|Title||The retirement solution hiding in plain sight|
|Year of Publication||2019|
|Authors||Fellows, M, Fichtner, J, Plews, L, Whitman, K|
|Series Title||United Income White Papers|
|Keywords||Decision making, Retirement, Social Security|
Social Security now accounts for about one-third of all income annually received by U.S. retirees, amounting to $1 trillion in annual benefits. While impactful, research consistently finds that the financial effect of Social Security could be even greater if more people waited to enroll, since monthly benefits can increase in value if retirees delay claiming. But, we don’t know how much is annually lost from households making the sub-optimal decision about when to claim Social Security, how many are making mistakes, or who is making those wrong decisions. To explore these questions, we utilize new technology invented by United Income and data sponsored by the Social Security Administration, finding:
Retirees will collectively lose $3.4 trillion in potential income that they could spend during their retirement because they claimed Social Security at a financially sub-optimal time, or an average of $111,000 per household. The average Social Security recipient would receive 9 percent more income in retirement if they made the financially optimal decision about when to claim this retirement benefit.
Current retirees will collectively lose an estimated $2.1 trillion in wealth because they made the sub-optimal decision about when to claim Social Security, or an average of $68,000 per household. Most retirees will lose wealth in their 60s and early 70s if they choose to optimize Social Security, but will be wealthier in their late 70s through the rest of their lives.
Only 4 percent of retirees make the financially optimal decision about when to claim Social Security. About 57 percent of retirees would build more wealth through their life if they waited to claim until they were 70 years old (when only 4 percent of retirees currently claim), while only 6.5 percent of retirees would have more wealth if they claimed prior to turning 64 (when over 70 percent of retirees currently claim benefits).
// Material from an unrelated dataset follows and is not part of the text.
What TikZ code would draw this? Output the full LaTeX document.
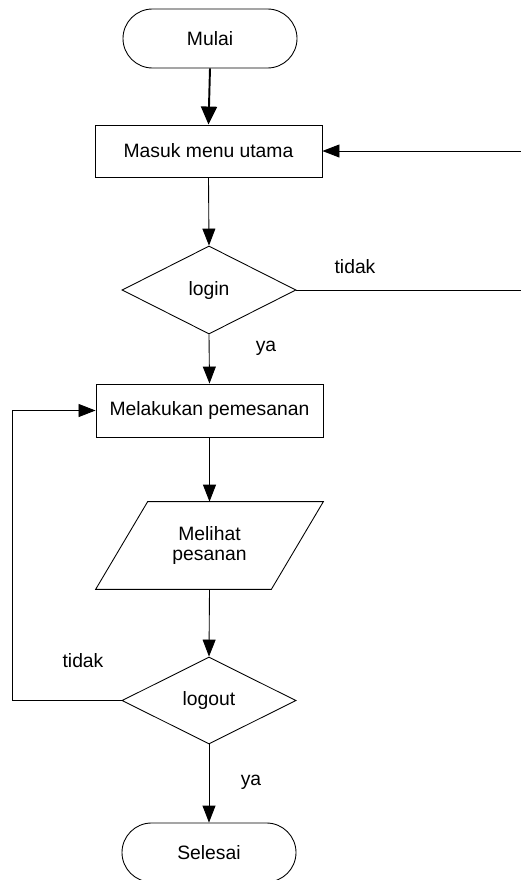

About 21 percent of those at risk of not affording retirement (or having enough income to cover their expected cost of living) would see an improvement in their chances if they claimed Social Security at the optimal time. Among those retirees at risk that start with a greater than 10 percent chance of affording retirement, 95 percent see their chances of affording retirement improve by an average of 28 percent.
Elderly poverty could be cut by nearly 50 percent if all retirees claimed Social Security at the financially optimal time. In particular, about 13 percent of people over the age of 70 are expected to live in poverty at some point, which is estimated to fall to 7 percent if retirees had claimed Social Security at the optimal time –a rate that could potentially fall even further if they earned additional income while they waited to claim Social Security.
This report finds that nearly no retirees are making the financially optimal decision about Social Security, and that the costs of those mistakes are high for retiring households, particularly those at risk of not being able to afford retirement. In addition, since making the optimal decision means sacrificing wealth in the near-term, we think it is unlikely more people will make the right decision without a policy intervention. There are numerous difficulties associated with solving this problem, though, which will require a thorough and diverse process for addressing. Among the topics for consideration should be the eligibility age range rules, which were last materially modified in 1983. Since 92 percent of retirees are expected to be better off waiting to claim until at least their 65th birthday, claiming before should ideally be an exception for those who demonstrably need to claim benefits before the full retirement age. Means-testing rules may be one way to address this, though an easier place to start would be to change how the Social Security Administration frames claiming age options to the public. Instead of portraying age 62 as the “early eligibility age,” for instance, claiming at age 62 could instead be labeled as the “minimum benefit age” while age 70 could be labeled as the “maximum benefit age.” The Social Security Administration could also be provided with resources to improve utilization of the policy it administers, perhaps in partnership with third-party fiduciaries. With the potential to put $2.1 trillion wealth and $3.4 trillion in income in the pockets of retirees, policymakers should be focused on improving this program.